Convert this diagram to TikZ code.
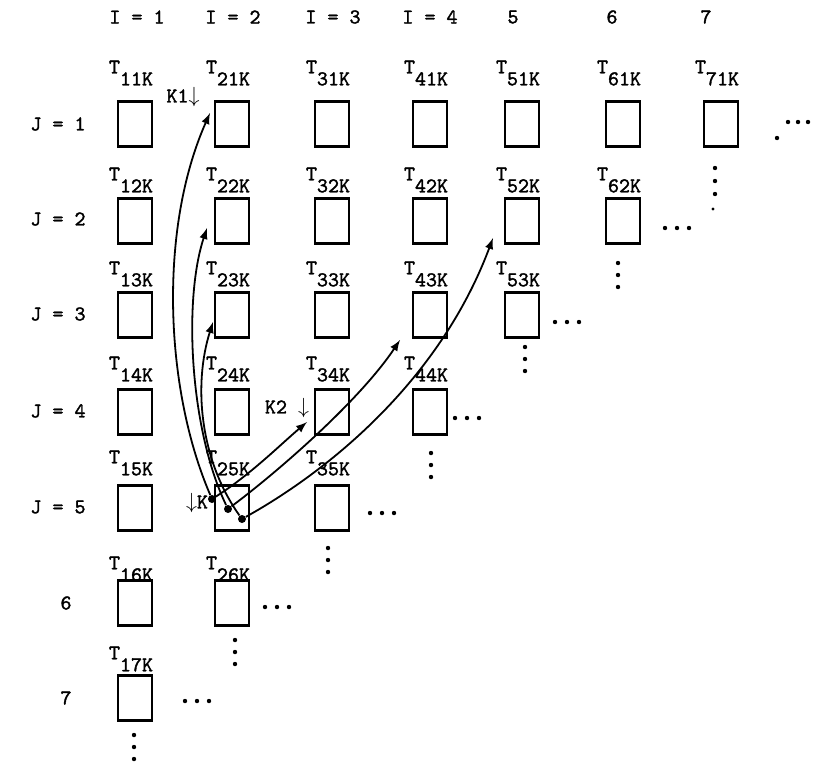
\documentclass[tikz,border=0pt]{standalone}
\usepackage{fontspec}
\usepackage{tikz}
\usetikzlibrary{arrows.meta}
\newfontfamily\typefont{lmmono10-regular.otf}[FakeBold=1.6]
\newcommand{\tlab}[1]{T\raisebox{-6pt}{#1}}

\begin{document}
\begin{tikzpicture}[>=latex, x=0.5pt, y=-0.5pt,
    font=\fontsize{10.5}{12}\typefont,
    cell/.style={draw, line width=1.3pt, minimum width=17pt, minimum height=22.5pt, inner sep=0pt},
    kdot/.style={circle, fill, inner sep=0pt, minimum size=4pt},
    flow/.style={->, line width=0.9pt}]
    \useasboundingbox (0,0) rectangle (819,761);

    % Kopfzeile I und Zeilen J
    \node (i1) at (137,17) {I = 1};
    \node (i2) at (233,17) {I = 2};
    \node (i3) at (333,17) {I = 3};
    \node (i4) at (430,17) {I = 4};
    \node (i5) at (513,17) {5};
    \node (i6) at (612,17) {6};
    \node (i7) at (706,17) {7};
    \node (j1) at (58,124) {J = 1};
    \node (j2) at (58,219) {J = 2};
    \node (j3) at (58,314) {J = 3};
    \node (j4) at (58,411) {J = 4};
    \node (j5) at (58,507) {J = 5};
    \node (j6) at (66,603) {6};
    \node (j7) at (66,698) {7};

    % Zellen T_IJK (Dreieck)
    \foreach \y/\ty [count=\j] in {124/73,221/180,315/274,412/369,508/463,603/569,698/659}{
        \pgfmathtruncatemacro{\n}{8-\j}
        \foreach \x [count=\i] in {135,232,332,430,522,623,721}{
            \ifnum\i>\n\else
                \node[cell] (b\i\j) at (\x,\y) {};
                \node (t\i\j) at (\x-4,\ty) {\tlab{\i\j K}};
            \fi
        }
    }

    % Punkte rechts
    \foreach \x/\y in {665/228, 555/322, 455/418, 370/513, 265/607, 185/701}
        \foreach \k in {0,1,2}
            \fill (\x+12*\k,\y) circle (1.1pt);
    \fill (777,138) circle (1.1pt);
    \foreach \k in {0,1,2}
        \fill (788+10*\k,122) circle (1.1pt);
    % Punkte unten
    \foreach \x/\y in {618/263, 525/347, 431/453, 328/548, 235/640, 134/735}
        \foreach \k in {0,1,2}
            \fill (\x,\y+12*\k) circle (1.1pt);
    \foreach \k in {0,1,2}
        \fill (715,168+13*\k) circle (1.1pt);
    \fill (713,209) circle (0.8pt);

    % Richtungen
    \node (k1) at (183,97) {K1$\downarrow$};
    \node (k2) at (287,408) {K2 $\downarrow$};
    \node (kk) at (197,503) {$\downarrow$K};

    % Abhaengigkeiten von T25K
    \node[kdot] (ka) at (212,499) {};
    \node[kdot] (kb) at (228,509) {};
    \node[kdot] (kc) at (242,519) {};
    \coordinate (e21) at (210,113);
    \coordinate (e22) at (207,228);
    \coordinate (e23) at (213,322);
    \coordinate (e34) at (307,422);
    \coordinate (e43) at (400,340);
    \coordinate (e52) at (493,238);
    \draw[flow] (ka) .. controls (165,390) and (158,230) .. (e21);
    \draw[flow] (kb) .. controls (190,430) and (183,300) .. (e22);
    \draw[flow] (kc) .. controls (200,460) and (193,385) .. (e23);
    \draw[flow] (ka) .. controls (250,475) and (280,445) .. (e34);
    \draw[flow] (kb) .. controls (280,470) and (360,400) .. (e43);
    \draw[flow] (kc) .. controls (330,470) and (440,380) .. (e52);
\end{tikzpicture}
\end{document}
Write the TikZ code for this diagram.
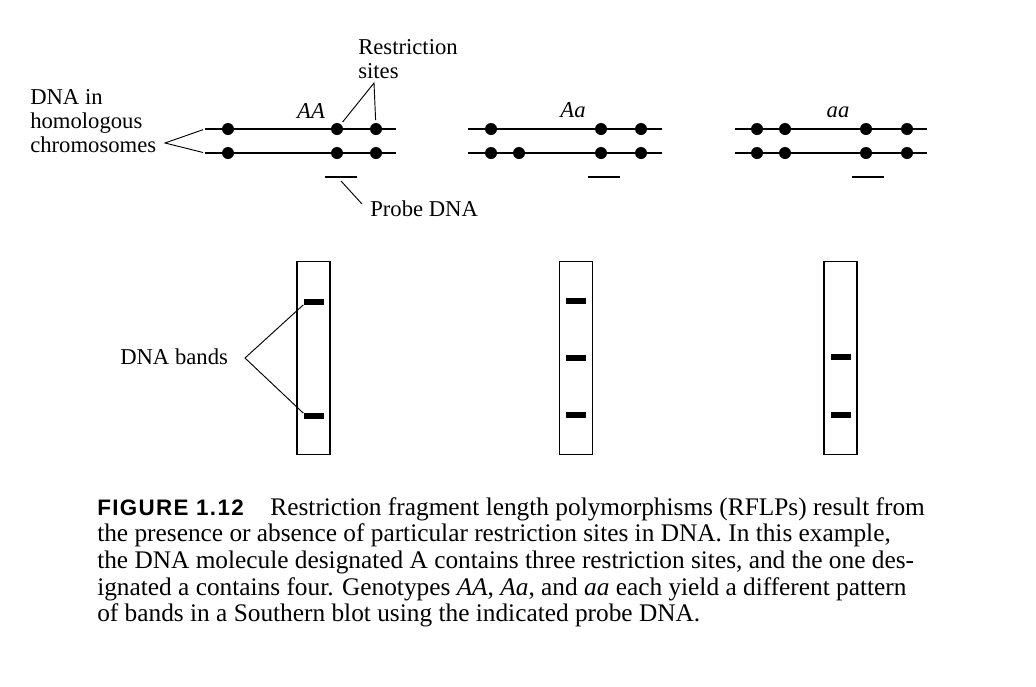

- **Exercise description**:
Print all the records again exactly; do not include any picture.

- **Full output**:
Convert this diagram to TikZ code.
\documentclass[tikz,border=0pt]{standalone}
\usepackage{fontspec}
\usepackage{tikz}
\usetikzlibrary{arrows.meta}
\newfontfamily\typefont{lmmono10-regular.otf}[FakeBold=1.6]
\newcommand{\tlab}[1]{T\raisebox{-6pt}{#1}}

\begin{document}
\begin{tikzpicture}[>=latex, x=0.5pt, y=-0.5pt,
    font=\fontsize{10.5}{12}\typefont,
    cell/.style={draw, line width=1.3pt, minimum width=17pt, minimum height=22.5pt, inner sep=0pt},
    kdot/.style={circle, fill, inner sep=0pt, minimum size=4pt},
    flow/.style={->, line width=0.9pt}]
    \useasboundingbox (0,0) rectangle (819,761);

    % Kopfzeile I und Zeilen J
    \node (i1) at (137,17) {I = 1};
    \node (i2) at (233,17) {I = 2};
    \node (i3) at (333,17) {I = 3};
    \node (i4) at (430,17) {I = 4};
    \node (i5) at (513,17) {5};
    \node (i6) at (612,17) {6};
    \node (i7) at (706,17) {7};
    \node (j1) at (58,124) {J = 1};
    \node (j2) at (58,219) {J = 2};
    \node (j3) at (58,314) {J = 3};
    \node (j4) at (58,411) {J = 4};
    \node (j5) at (58,507) {J = 5};
    \node (j6) at (66,603) {6};
    \node (j7) at (66,698) {7};

    % Zellen T_IJK (Dreieck)
    \foreach \y/\ty [count=\j] in {124/73,221/180,315/274,412/369,508/463,603/569,698/659}{
        \pgfmathtruncatemacro{\n}{8-\j}
        \foreach \x [count=\i] in {135,232,332,430,522,623,721}{
            \ifnum\i>\n\else
                \node[cell] (b\i\j) at (\x,\y) {};
                \node (t\i\j) at (\x-4,\ty) {\tlab{\i\j K}};
            \fi
        }
    }

    % Punkte rechts
    \foreach \x/\y in {665/228, 555/322, 455/418, 370/513, 265/607, 185/701}
        \foreach \k in {0,1,2}
            \fill (\x+12*\k,\y) circle (1.1pt);
    \fill (777,138) circle (1.1pt);
    \foreach \k in {0,1,2}
        \fill (788+10*\k,122) circle (1.1pt);
    % Punkte unten
    \foreach \x/\y in {618/263, 525/347, 431/453, 328/548, 235/640, 134/735}
        \foreach \k in {0,1,2}
            \fill (\x,\y+12*\k) circle (1.1pt);
    \foreach \k in {0,1,2}
        \fill (715,168+13*\k) circle (1.1pt);
    \fill (713,209) circle (0.8pt);

    % Richtungen
    \node (k1) at (183,97) {K1$\downarrow$};
    \node (k2) at (287,408) {K2 $\downarrow$};
    \node (kk) at (197,503) {$\downarrow$K};

    % Abhaengigkeiten von T25K
    \node[kdot] (ka) at (212,499) {};
    \node[kdot] (kb) at (228,509) {};
    \node[kdot] (kc) at (242,519) {};
    \coordinate (e21) at (210,113);
    \coordinate (e22) at (207,228);
    \coordinate (e23) at (213,322);
    \coordinate (e34) at (307,422);
    \coordinate (e43) at (400,340);
    \coordinate (e52) at (493,238);
    \draw[flow] (ka) .. controls (165,390) and (158,230) .. (e21);
    \draw[flow] (kb) .. controls (190,430) and (183,300) .. (e22);
    \draw[flow] (kc) .. controls (200,460) and (193,385) .. (e23);
    \draw[flow] (ka) .. controls (250,475) and (280,445) .. (e34);
    \draw[flow] (kb) .. controls (280,470) and (360,400) .. (e43);
    \draw[flow] (kc) .. controls (330,470) and (440,380) .. (e52);
\end{tikzpicture}
\end{document}
Write the TikZ code for this diagram.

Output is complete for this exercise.